Ice nucleation is extremely important for the atmospheric science community and climate modeling. Other than direct experiments or costly simulations, there is currently no viable way to predict ice nucleation. IcePic should make it easier to discover new applications.
Michael Davies
The Celsius temperature scale was designed with the assumption that it is the transition temperature between water and ice; however, while ice always melts at 0°C, water does not always freeze at that temperature. Water remains liquid at -40°C, and it is impurities in water that allow ice to freeze at higher temperatures. One of the field’s main goals has been to predict the ability of various materials to promote the formation of ice, which is known as a material’s “ice nucleation ability.”
Researchers at the University of Cambridge, have developed a ‘deep learning’ tool able to predict the ice nucleation ability of different materials – and which was able to beat scientists in an online ‘quiz’ in which they were asked to predict when ice crystals would form.
Deep learning is the process by which artificial intelligence (AI) learns to derive insights from raw data. It discovers its own patterns in the data, removing the need for human intervention and allowing it to process results more quickly and precisely. In the case of IcePic, it can infer various ice crystal formation properties around various materials. IcePic has been trained on thousands of images so that it can examine completely new systems and make accurate predictions from them.
The team created a quiz in which scientists were asked to predict when ice crystals would form in various conditions depicted by 15 different images. These results were then compared to IcePic’s performance. When put to the test, IcePic was far more accurate in determining a material’s ice nucleation ability than over 50 researchers from across the globe.
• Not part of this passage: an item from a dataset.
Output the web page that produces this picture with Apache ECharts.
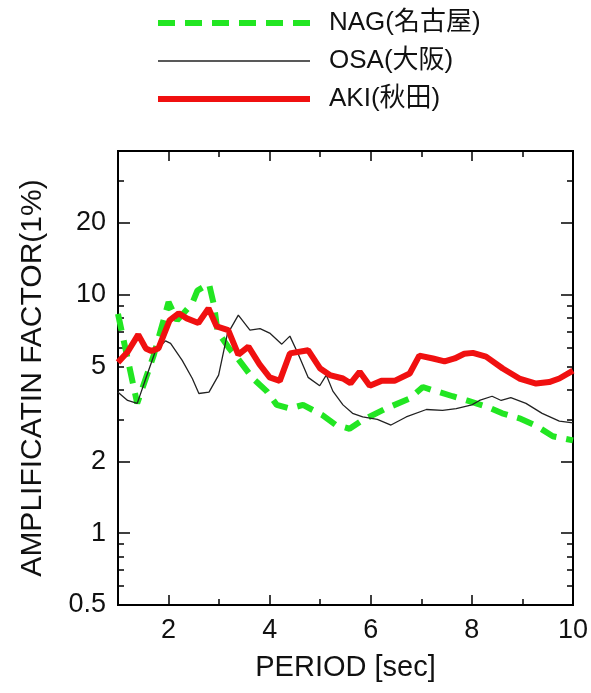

Moreover, it helped identify where humans were going wrong.
Michael Davies, a Ph.D. student in the ICE lab at the Yusuf Hamied Department of Chemistry, Cambridge, and University College London, London, first author of the study, said: “It was fascinating to learn that the images of water we showed IcePic contain enough information to actually predict ice nucleation.
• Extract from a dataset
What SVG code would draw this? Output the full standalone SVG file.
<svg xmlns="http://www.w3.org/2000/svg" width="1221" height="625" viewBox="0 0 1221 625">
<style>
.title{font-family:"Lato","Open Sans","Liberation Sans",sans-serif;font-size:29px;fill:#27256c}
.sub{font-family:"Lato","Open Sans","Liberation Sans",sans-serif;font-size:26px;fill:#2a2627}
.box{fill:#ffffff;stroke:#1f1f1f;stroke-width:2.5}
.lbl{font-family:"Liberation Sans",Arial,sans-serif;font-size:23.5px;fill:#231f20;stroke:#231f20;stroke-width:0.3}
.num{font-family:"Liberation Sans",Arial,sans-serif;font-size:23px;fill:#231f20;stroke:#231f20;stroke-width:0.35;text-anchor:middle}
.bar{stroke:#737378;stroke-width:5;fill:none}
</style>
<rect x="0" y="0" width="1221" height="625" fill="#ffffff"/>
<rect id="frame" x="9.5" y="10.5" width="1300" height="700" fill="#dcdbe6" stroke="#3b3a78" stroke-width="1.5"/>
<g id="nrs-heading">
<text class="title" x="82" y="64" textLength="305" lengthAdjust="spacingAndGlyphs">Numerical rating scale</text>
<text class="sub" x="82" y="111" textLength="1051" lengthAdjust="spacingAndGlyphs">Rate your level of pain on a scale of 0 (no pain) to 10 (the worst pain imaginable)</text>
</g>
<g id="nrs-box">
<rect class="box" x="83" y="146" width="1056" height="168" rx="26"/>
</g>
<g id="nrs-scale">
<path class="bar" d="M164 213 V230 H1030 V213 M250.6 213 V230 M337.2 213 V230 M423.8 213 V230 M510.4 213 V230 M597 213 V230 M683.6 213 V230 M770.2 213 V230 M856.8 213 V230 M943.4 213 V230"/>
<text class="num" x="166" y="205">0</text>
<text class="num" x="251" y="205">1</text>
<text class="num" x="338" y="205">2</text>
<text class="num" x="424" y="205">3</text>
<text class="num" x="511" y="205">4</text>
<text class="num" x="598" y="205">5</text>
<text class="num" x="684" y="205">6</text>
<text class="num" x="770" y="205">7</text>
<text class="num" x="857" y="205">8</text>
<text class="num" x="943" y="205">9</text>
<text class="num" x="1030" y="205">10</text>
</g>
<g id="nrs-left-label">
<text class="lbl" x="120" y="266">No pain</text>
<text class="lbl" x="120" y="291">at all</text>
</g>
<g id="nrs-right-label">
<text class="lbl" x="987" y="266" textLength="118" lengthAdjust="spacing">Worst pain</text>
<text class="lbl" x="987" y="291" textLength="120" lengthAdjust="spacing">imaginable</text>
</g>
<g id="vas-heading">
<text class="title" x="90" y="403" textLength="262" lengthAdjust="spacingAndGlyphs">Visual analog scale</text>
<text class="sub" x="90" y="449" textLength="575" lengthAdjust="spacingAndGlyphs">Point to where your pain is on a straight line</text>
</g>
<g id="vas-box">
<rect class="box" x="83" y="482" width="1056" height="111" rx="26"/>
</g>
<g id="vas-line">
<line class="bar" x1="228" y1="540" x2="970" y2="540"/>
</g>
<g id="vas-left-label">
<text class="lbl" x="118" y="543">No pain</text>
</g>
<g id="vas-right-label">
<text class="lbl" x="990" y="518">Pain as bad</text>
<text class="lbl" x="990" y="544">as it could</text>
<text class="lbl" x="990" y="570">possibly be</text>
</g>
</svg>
“Despite us — that is, human scientists — having a 75 year head start in terms of the science, IcePic was still able to do something we couldn’t.” Determining the formation of ice has become especially relevant in climate change research.
Water is constantly moving within the Earth and its atmosphere, condensing to form clouds and precipitating as rain and snow. Different foreign particles influence how ice forms in these clouds, such as smoke particles from pollution versus smoke particles from a volcano. Understanding how different conditions affect our cloud systems is critical for making more accurate weather predictions.
“Ice nucleation is extremely important for the atmospheric science community and climate modeling,” Davies said. “Other than direct experiments or costly simulations, there is currently no viable way to predict ice nucleation. IcePic should make it easier to discover new applications.”